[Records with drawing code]
------------------------------------------------------------------------
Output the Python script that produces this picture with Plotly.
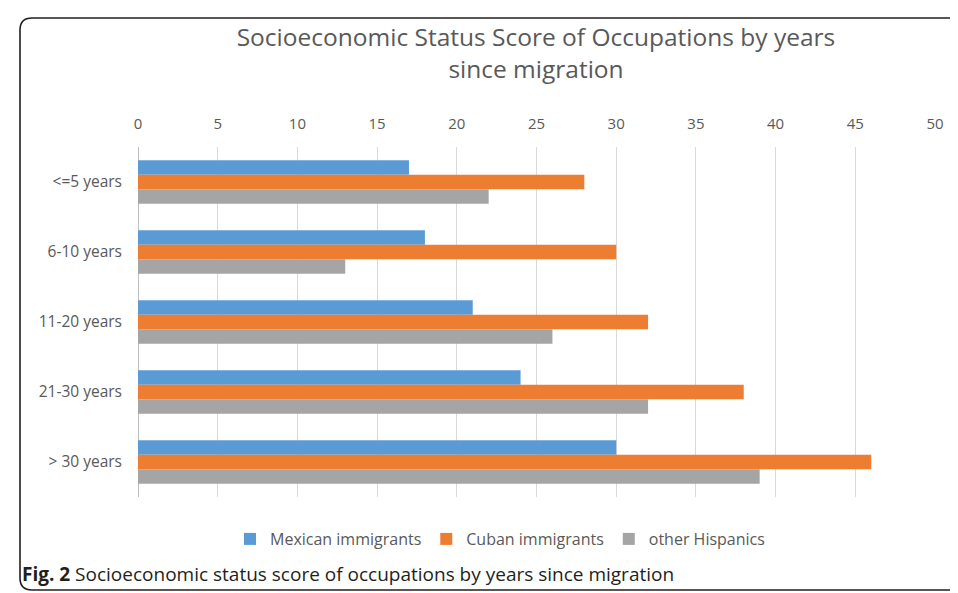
import plotly.graph_objects as go

categories = ["<=5 years", "6-10 years", "11-20 years", "21-30 years", "> 30 years"]
mexican = [17, 18, 21, 24, 30]
cuban = [28, 30, 32, 38, 46]
other = [22, 13, 26, 32, 39]
series_names = ["Mexican immigrants", "Cuban immigrants", "other Hispanics"]
colors = ["#5B9BD5", "#ED7D31", "#A5A5A5"]
x_ticks = [0, 5, 10, 15, 20, 25, 30, 35, 40, 45, 50]

FONT = "Open Sans"
OFF = 8  # page body margin offset
W, H = 958 - OFF, 593 - OFF
L, T = 138 - OFF, 147 - OFF
R = W - (935 - OFF)
B = H - (497 - OFF)
pw, ph = W - L - R, H - T - B

def px_x(p):
    return (p - OFF - L) / pw

def px_y(p):
    return (H - B - (p - OFF)) / ph

fig = go.Figure()
for name, vals, col in zip(series_names, [mexican, cuban, other], colors):
    fig.add_trace(go.Bar(
        y=categories, x=vals, name=name, orientation="h",
        marker=dict(color=col, line=dict(width=0)),
    ))

# rounded frame (open on the right, running off the picture)
x0, x1 = px_x(20), px_x(958)
y0, y1 = px_y(590), px_y(18)
rx, ry = 12 / pw, 12 / ph
path = (f"M {x1},{y1} L {x0+rx},{y1} Q {x0},{y1} {x0},{y1-ry} "
        f"L {x0},{y0+ry} Q {x0},{y0} {x0+rx},{y0} L {x1},{y0}")

fig.update_layout(
    width=W, height=H,
    margin=dict(l=L, r=R, t=T, b=B),
    paper_bgcolor="white", plot_bgcolor="white",
    barmode="group", bargap=0.38, bargroupgap=0,
    font=dict(family=FONT, color="#595959", size=15),
    title=dict(
        text="Socioeconomic Status Score of Occupations by years<br>since migration",
        x=(536 - OFF) / W, xref="container", xanchor="center",
        y=1 - (46 - OFF) / H, yref="container", yanchor="middle",
        font=dict(family=FONT, size=24.5, color="#595959"),
    ),
    xaxis=dict(
        side="top", range=[0, 50], tickvals=x_ticks,
        showgrid=True, gridcolor="#d9d9d9", gridwidth=1,
        zeroline=True, zerolinecolor="#bfbfbf", zerolinewidth=1,
        showline=False, ticks="", ticklabelstandoff=14,
        tickfont=dict(size=15, color="#595959"),
    ),
    yaxis=dict(
        autorange="reversed", showgrid=False, zeroline=False, showline=False,
        ticks="", ticklabelstandoff=15, tickfont=dict(size=15.5, color="#595959"),
    ),
    legend=dict(
        orientation="h", x=px_x(500), xanchor="center",
        y=px_y(539), yanchor="middle",
        font=dict(size=16, color="#595959"), itemwidth=30,
        traceorder="normal",
    ),
    shapes=[dict(type="path", xref="paper", yref="paper", path=path,
                 line=dict(color="#231f20", width=1.6), layer="above")],
    annotations=[dict(
        text="<b>Fig. 2</b> Socioeconomic status score of occupations by years since migration",
        xref="paper", yref="paper", x=px_x(20), y=px_y(574),
        xanchor="left", yanchor="middle", showarrow=False,
        font=dict(family=FONT, size=19, color="#231f20"),
    )],
)

fig.write_html("out.html")
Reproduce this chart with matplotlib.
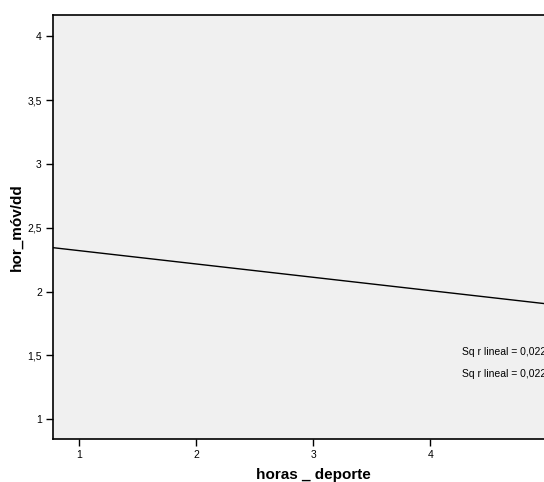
import matplotlib
matplotlib.use("Agg")
import matplotlib.pyplot as plt

# fit line (ends at the plot edges)
fit_x = [0.778, 5.22]
fit_y = [2.344, 1.880]

x_ticks = [1, 2, 3, 4]
x_labels = ["1", "2", "3", "4"]
y_ticks = [1, 1.5, 2, 2.5, 3, 3.5, 4]
y_labels = ["1", "1,5", "2", "2,5", "3", "3,5", "4"]

r2_labels = ["Sq r lineal = 0,022", "Sq r lineal = 0,022"]
r2_y = [1.523, 1.352]

plt.rcParams["font.family"] = ["Liberation Sans", "DejaVu Sans"]

W, H = 544, 482
fig = plt.figure(figsize=(W / 100, H / 100), dpi=100)
# axes runs past the right edge of the image, like the original
ax = fig.add_axes([53 / W, 1 - 439 / H, (573 - 53) / W, (439 - 14.5) / H])
ax.set_facecolor("#f0f0f0")

ax.plot(fit_x, fit_y, color="black", linewidth=1.0)

ax.set_xlim(0.778, 5.22)
ax.set_ylim(0.844, 4.172)

ax.set_xticks(x_ticks)
ax.set_xticklabels(x_labels)
ax.set_yticks(y_ticks)
ax.set_yticklabels(y_labels)
ax.tick_params(direction="out", length=5, width=1, labelsize=7.5, pad=3, colors="black")

for s in ax.spines.values():
    s.set_linewidth(1.2)
    s.set_color("black")

# the reference cuts these off at the right edge as well
for lab, yy in zip(r2_labels, r2_y):
    ax.text(4.275, yy, lab, fontsize=7.5, va="center", ha="left")

ax.set_xlabel("horas _ deporte", fontsize=11, fontweight="bold", labelpad=6)
ax.set_ylabel("hor_móv/dd", fontsize=11, fontweight="bold", labelpad=3)

fig.savefig("out.png", dpi=100)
------------------------------------------------------------------------
Take the lines above from the top of the records through the one with "return (H - B - (p - OFF)) / ph" and repeat them exactly, without any pictures.

# Answer to the problem:
Output the Python script that produces this picture with Plotly.
import plotly.graph_objects as go

categories = ["<=5 years", "6-10 years", "11-20 years", "21-30 years", "> 30 years"]
mexican = [17, 18, 21, 24, 30]
cuban = [28, 30, 32, 38, 46]
other = [22, 13, 26, 32, 39]
series_names = ["Mexican immigrants", "Cuban immigrants", "other Hispanics"]
colors = ["#5B9BD5", "#ED7D31", "#A5A5A5"]
x_ticks = [0, 5, 10, 15, 20, 25, 30, 35, 40, 45, 50]

FONT = "Open Sans"
OFF = 8  # page body margin offset
W, H = 958 - OFF, 593 - OFF
L, T = 138 - OFF, 147 - OFF
R = W - (935 - OFF)
B = H - (497 - OFF)
pw, ph = W - L - R, H - T - B

def px_x(p):
    return (p - OFF - L) / pw

def px_y(p):
    return (H - B - (p - OFF)) / ph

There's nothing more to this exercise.